- Recorded information
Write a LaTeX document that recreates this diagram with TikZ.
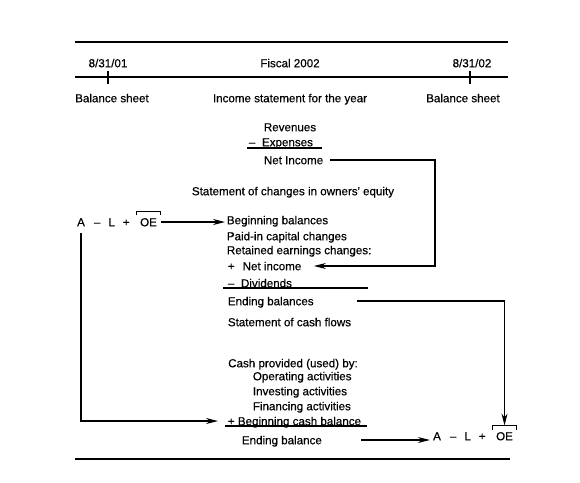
\documentclass[tikz,border=0pt]{standalone}
\usepackage{fontspec}
\setmainfont{Liberation Sans}
\newfontfamily\sheetfont[FakeBold=0.45]{Liberation Sans}
\usetikzlibrary{arrows.meta,positioning}

\tikzset{
  txt/.style={font=\sheetfont\fontsize{8.7}{10}\selectfont, inner sep=1pt, text height=1.5ex, text depth=.3ex},
  arr/.style={-{Stealth[length=9pt,width=4.5pt]}},
  rule/.style={line width=1.1pt},
}
% bracket over the OE term
\newcommand{\oebracket}[1]{%
  \draw ([xshift=-1.5pt,yshift=-1.3pt]#1.north west) -- ([xshift=-1.5pt,yshift=1.7pt]#1.north west)
    -- ([xshift=1.5pt,yshift=1.7pt]#1.north east) -- ([xshift=1.5pt,yshift=-1.3pt]#1.north east);}

\begin{document}
\begin{tikzpicture}[x=0.75pt,y=-0.75pt,line width=0.85pt]
   \useasboundingbox (0,0) rectangle (580,482);

   % time line
   \draw[rule] (75,42) -- (508,42);
   \draw (75,77) -- (508,77);
   \draw (108,71) -- (108,84);
   \draw (470,71) -- (470,84);
   \node[txt] (d1) at (108,63) {8/31/01};
   \node[txt] (fy) at (290,63) {Fiscal 2002};
   \node[txt] (d2) at (472,63) {8/31/02};
   \node[txt] (bs1) at (112,98) {Balance sheet};
   \node[txt] (inc) at (290,98) {Income statement for the year};
   \node[txt] (bs2) at (463,98) {Balance sheet};

   % income statement
   \node[txt,anchor=west] (rev) at (262,127) {Revenues};
   \node[txt,anchor=west] (exp) at (247,142) {–\hspace{5pt}Expenses};
   \draw (247,148) -- (322,148);
   \node[txt,anchor=west] (ni) at (262,160) {Net Income};
   \coordinate (rt1) at (435,200);

   % owners' equity
   \node[txt] (soe) at (293,191) {Statement of changes in owners' equity};
   \node[txt,anchor=west] (beg) at (225,220) {Beginning balances};
   \node[txt,anchor=west] (paid) at (225,236) {Paid-in capital changes};
   \node[txt,anchor=west] (ret) at (225,250) {Retained earnings changes:};
   \node[txt,anchor=west] (nie) at (226,266) {+\hspace{6pt}Net income};
   \node[txt,anchor=west] (div) at (226,283) {–\hspace{5pt}Dividends};
   \draw (223,288) -- (368,288);
   \node[txt,anchor=west] (endb) at (226,301) {Ending balances};

   % cash flows
   \node[txt,anchor=west] (scf) at (226,322) {Statement of cash flows};
   \node[txt] (cpb) at (293,363) {Cash provided (used) by:};
   \node[txt,anchor=west] (op) at (251,376) {Operating activities};
   \node[txt,anchor=west] (inv) at (251,391) {Investing activities};
   \node[txt,anchor=west] (fin) at (251,406) {Financing activities};
   \node[txt,anchor=west] (bcb) at (226,421) {+ Beginning cash balance};
   \draw (225,426) -- (367,426);
   \node[txt,anchor=west] (eb) at (240,440) {Ending balance};

   % A - L + OE, start and end
   \node[txt] (a1) at (81,222) {A};
   \node[txt,right=4pt of a1] (l1) {–\hspace{6pt}L\hspace{6pt}+};
   \node[txt,right=5pt of l1] (oe1) {OE};
   \oebracket{oe1}
   \node[txt] (a2) at (437,436) {A};
   \node[txt,right=4pt of a2] (l2) {–\hspace{6pt}L\hspace{6pt}+};
   \node[txt,right=5pt of l2] (oe2) {OE};
   \oebracket{oe2}

   \draw[arr,shorten <=4pt,shorten >=8pt] (ni.east) -| (rt1) |- (nie.east);
   \draw[arr,shorten <=1.5pt] (oe1.east) -- (oe1.east -| beg.west);
   \draw[arr,shorten <=2pt,shorten >=6pt] (a1.south) |- (bcb.west);
   \draw[arr,shorten <=31pt] (endb.east) -| ([yshift=1.7pt]oe2.north);
   \draw[arr,shorten <=28pt,shorten >=1pt] (eb.east) -- (eb.east -| a2.west);

   \draw[rule] (75,459) -- (510,459);
\end{tikzpicture}
\end{document}
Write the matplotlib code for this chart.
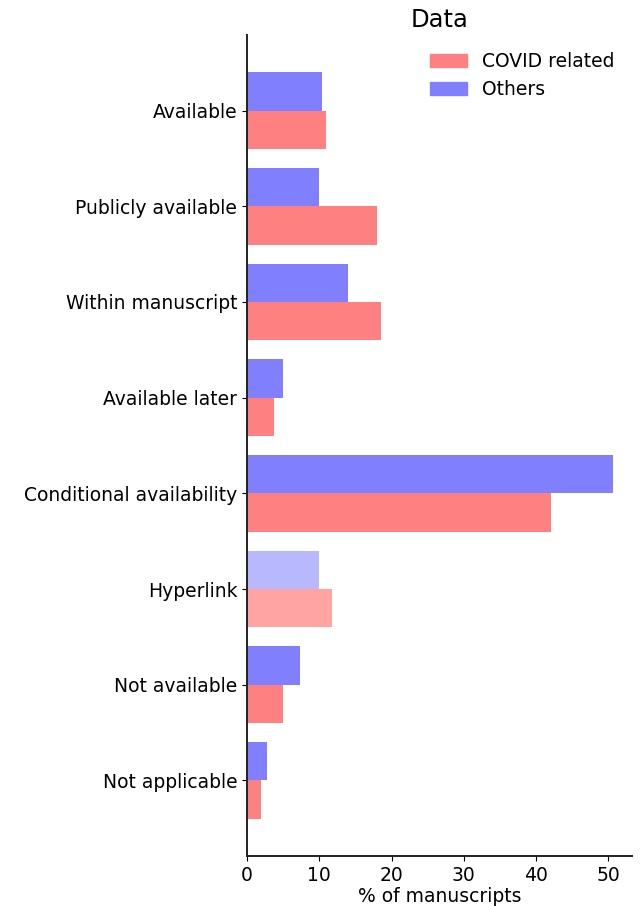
import matplotlib
matplotlib.use("Agg")
import matplotlib.pyplot as plt
import numpy as np

categories = ["Available", "Publicly available", "Within manuscript", "Available later",
              "Conditional availability", "Hyperlink", "Not available", "Not applicable"]
covid = [11.0, 18.0, 18.5, 3.8, 42.0, 11.8, 5.0, 1.9]
others = [10.4, 9.9, 14.0, 5.0, 50.7, 9.9, 7.4, 2.8]
light_category = "Hyperlink"

plt.rcParams['font.family'] = ['DejaVu Sans']
fig = plt.figure(figsize=(6.44, 9.06), dpi=100)
ax = fig.add_axes([0.3835, 0.0552, 0.5975, 0.9062])

y = np.arange(len(categories))
h = 0.4
red = "#FF8080"
blue = "#8080FF"
red_l = "#FFA3A3"
blue_l = "#B8B8FF"
cov_colors = [red_l if c == light_category else red for c in categories]
oth_colors = [blue_l if c == light_category else blue for c in categories]

b1 = ax.barh(y + h / 2, covid, height=h, color=cov_colors, label="COVID related")
b2 = ax.barh(y - h / 2, others, height=h, color=oth_colors, label="Others")

ax.set_yticks(y)
ax.set_yticklabels(categories, fontsize=13.5)
ax.invert_yaxis()
ax.set_xticks([0, 10, 20, 30, 40, 50])
ax.tick_params(axis='x', labelsize=13.5)
ax.set_xlabel("% of manuscripts", fontsize=13.5, labelpad=2)
ax.set_title("Data", fontsize=17.5)
for s in ["top", "right"]:
    ax.spines[s].set_visible(False)
for s in ["left", "bottom"]:
    ax.spines[s].set_linewidth(1.4)
    ax.spines[s].set_color("#222222")

from matplotlib.patches import Patch
ax.legend(handles=[Patch(color=red, label="COVID related"), Patch(color=blue, label="Others")],
          loc="upper right", frameon=False, fontsize=13.5)

fig.savefig("out.png", dpi=100)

- Stated task
Skip all pictures. Retype exactly the span whose first line is the one with "Write the matplotlib code for this chart." and whose last line is the one with "import numpy as np".

- Solved problem
Write the matplotlib code for this chart.
import matplotlib
matplotlib.use("Agg")
import matplotlib.pyplot as plt
import numpy as np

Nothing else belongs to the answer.